*Set task*
Give the listing again character for character, but drop the images.

*Data segment*
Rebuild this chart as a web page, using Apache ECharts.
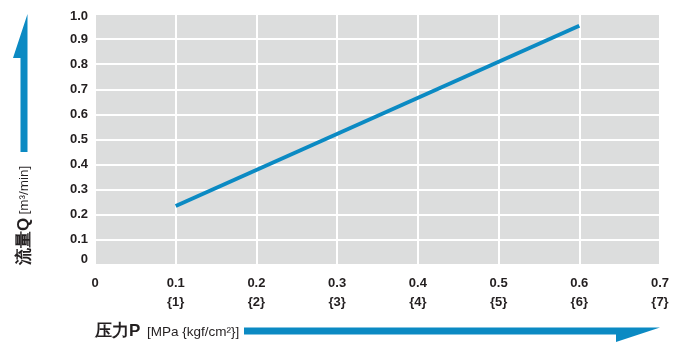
<!DOCTYPE html>
<html><head><meta charset="utf-8">
<script src="https://cdn.jsdelivr.net/npm/echarts@6/dist/echarts.min.js"></script>
<style>html,body{margin:0;padding:0;background:#fff}#c{width:691px;height:343px}</style>
</head><body><div id="c"></div>
<script>
// data
const xTicks = [0, 0.1, 0.2, 0.3, 0.4, 0.5, 0.6, 0.7];
const xSubLabels = ['', '{1}', '{2}', '{3}', '{4}', '{5}', '{6}', '{7}'];
const yTicks = [0, 0.1, 0.2, 0.3, 0.4, 0.5, 0.6, 0.7, 0.8, 0.9, 1.0];
const pressure = [0.1, 0.6];
const flow = [0.235, 0.953];
const yName = '流量Q';
const yUnit = '[m³/min]';
const xName = '压力P';
const xUnit = '[MPa {kgf/cm²}]';

const FONT = "'Liberation Sans Narrow','Liberation Sans',Arial,sans-serif";
const BLUE = '#0b8ac3';
const TXT = '#231f20';

const chart = echarts.init(document.getElementById('c'), null, {renderer: 'canvas'});
chart.setOption({
  animation: false,
  grid: {left: 95, right: 31, top: 14, bottom: 78, show: true, backgroundColor: '#dcdddd', borderWidth: 0},
  xAxis: {
    type: 'value', min: xTicks[0], max: xTicks[xTicks.length - 1], interval: 0.1,
    axisLine: {show: false}, axisTick: {show: false},
    splitLine: {show: true, lineStyle: {color: '#fff', width: 2}},
    axisLabel: {
      margin: 9, color: TXT, fontFamily: FONT, fontWeight: 'bold', fontSize: 13, lineHeight: 19,
      verticalAlign: 'top',
      formatter: function (v) {
        const i = xTicks.findIndex(t => Math.abs(t - v) < 1e-6);
        if (i <= 0) return '0';
        return xTicks[i].toFixed(1) + '\n' + xSubLabels[i];
      }
    }
  },
  yAxis: {
    type: 'value', min: yTicks[0], max: yTicks[yTicks.length - 1], interval: 0.1,
    axisLine: {show: false}, axisTick: {show: false},
    splitLine: {show: true, lineStyle: {color: '#fff', width: 2}},
    axisLabel: {
      margin: 7, color: TXT, fontFamily: FONT, fontWeight: 'bold', fontSize: 13,
      formatter: function (v) {
        if (Math.abs(v) < 1e-6) return '{z|0}';
        if (Math.abs(v - 1) < 1e-6) return '{t|1.0}';
        return v.toFixed(1);
      },
      rich: {
        z: {fontFamily: FONT, fontWeight: 'bold', fontSize: 13, color: TXT, padding: [0, 0, 12, 0]},
        t: {fontFamily: FONT, fontWeight: 'bold', fontSize: 13, color: TXT, padding: [4, 0, 0, 0]}
      }
    }
  },
  series: [{
    type: 'line',
    data: pressure.map((p, i) => [p, flow[i]]),
    showSymbol: false, symbol: 'none',
    lineStyle: {color: BLUE, width: 4, cap: 'butt'}
  }],
  graphic: [
    {type: 'polygon', shape: {points: [[20.5, 152], [20.5, 58], [13, 58], [27.5, 14], [27.5, 152]]}, style: {fill: BLUE}},
    {type: 'polygon', shape: {points: [[244, 327.5], [660, 327.5], [616, 342], [616, 334.5], [244, 334.5]]}, style: {fill: BLUE}},
    {type: 'text', x: 24, y: 265, rotation: Math.PI / 2,
      style: {text: '{a|' + yName + '} {b|' + yUnit + '}', align: 'left', verticalAlign: 'middle',
        rich: {a: {fontFamily: FONT, fontSize: 17, fill: TXT, fontWeight: 'bold'}, b: {fontFamily: FONT, fontSize: 13.5, fill: TXT}}}},
    {type: 'text', x: 95, y: 331,
      style: {text: xName, fontFamily: FONT, fontSize: 17, fill: TXT, fontWeight: 'bold', align: 'left', verticalAlign: 'middle'}},
    {type: 'text', x: 147, y: 332,
      style: {text: xUnit, fontFamily: FONT, fontSize: 13.5, fill: TXT, align: 'left', verticalAlign: 'middle'}}
  ]
});
</script></body></html>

*Solution to this exercise*
Rebuild this chart as a web page, using Apache ECharts.
<!DOCTYPE html>
<html><head><meta charset="utf-8">
<script src="https://cdn.jsdelivr.net/npm/echarts@6/dist/echarts.min.js"></script>
<style>html,body{margin:0;padding:0;background:#fff}#c{width:691px;height:343px}</style>
</head><body><div id="c"></div>
<script>
// data
const xTicks = [0, 0.1, 0.2, 0.3, 0.4, 0.5, 0.6, 0.7];
const xSubLabels = ['', '{1}', '{2}', '{3}', '{4}', '{5}', '{6}', '{7}'];
const yTicks = [0, 0.1, 0.2, 0.3, 0.4, 0.5, 0.6, 0.7, 0.8, 0.9, 1.0];
const pressure = [0.1, 0.6];
const flow = [0.235, 0.953];
const yName = '流量Q';
const yUnit = '[m³/min]';
const xName = '压力P';
const xUnit = '[MPa {kgf/cm²}]';

const FONT = "'Liberation Sans Narrow','Liberation Sans',Arial,sans-serif";
const BLUE = '#0b8ac3';
const TXT = '#231f20';

const chart = echarts.init(document.getElementById('c'), null, {renderer: 'canvas'});
chart.setOption({
  animation: false,
  grid: {left: 95, right: 31, top: 14, bottom: 78, show: true, backgroundColor: '#dcdddd', borderWidth: 0},
  xAxis: {
    type: 'value', min: xTicks[0], max: xTicks[xTicks.length - 1], interval: 0.1,
    axisLine: {show: false}, axisTick: {show: false},
    splitLine: {show: true, lineStyle: {color: '#fff', width: 2}},
    axisLabel: {
      margin: 9, color: TXT, fontFamily: FONT, fontWeight: 'bold', fontSize: 13, lineHeight: 19,
      verticalAlign: 'top',
      formatter: function (v) {
        const i = xTicks.findIndex(t => Math.abs(t - v) < 1e-6);
        if (i <= 0) return '0';
        return xTicks[i].toFixed(1) + '\n' + xSubLabels[i];
      }
    }
  },
  yAxis: {
    type: 'value', min: yTicks[0], max: yTicks[yTicks.length - 1], interval: 0.1,
    axisLine: {show: false}, axisTick: {show: false},
    splitLine: {show: true, lineStyle: {color: '#fff', width: 2}},
    axisLabel: {
      margin: 7, color: TXT, fontFamily: FONT, fontWeight: 'bold', fontSize: 13,
      formatter: function (v) {
        if (Math.abs(v) < 1e-6) return '{z|0}';
        if (Math.abs(v - 1) < 1e-6) return '{t|1.0}';
        return v.toFixed(1);
      },
      rich: {
        z: {fontFamily: FONT, fontWeight: 'bold', fontSize: 13, color: TXT, padding: [0, 0, 12, 0]},
        t: {fontFamily: FONT, fontWeight: 'bold', fontSize: 13, color: TXT, padding: [4, 0, 0, 0]}
      }
    }
  },
  series: [{
    type: 'line',
    data: pressure.map((p, i) => [p, flow[i]]),
    showSymbol: false, symbol: 'none',
    lineStyle: {color: BLUE, width: 4, cap: 'butt'}
  }],
  graphic: [
    {type: 'polygon', shape: {points: [[20.5, 152], [20.5, 58], [13, 58], [27.5, 14], [27.5, 152]]}, style: {fill: BLUE}},
    {type: 'polygon', shape: {points: [[244, 327.5], [660, 327.5], [616, 342], [616, 334.5], [244, 334.5]]}, style: {fill: BLUE}},
    {type: 'text', x: 24, y: 265, rotation: Math.PI / 2,
      style: {text: '{a|' + yName + '} {b|' + yUnit + '}', align: 'left', verticalAlign: 'middle',
        rich: {a: {fontFamily: FONT, fontSize: 17, fill: TXT, fontWeight: 'bold'}, b: {fontFamily: FONT, fontSize: 13.5, fill: TXT}}}},
    {type: 'text', x: 95, y: 331,
      style: {text: xName, fontFamily: FONT, fontSize: 17, fill: TXT, fontWeight: 'bold', align: 'left', verticalAlign: 'middle'}},
    {type: 'text', x: 147, y: 332,
      style: {text: xUnit, fontFamily: FONT, fontSize: 13.5, fill: TXT, align: 'left', verticalAlign: 'middle'}}
  ]
});
</script></body></html>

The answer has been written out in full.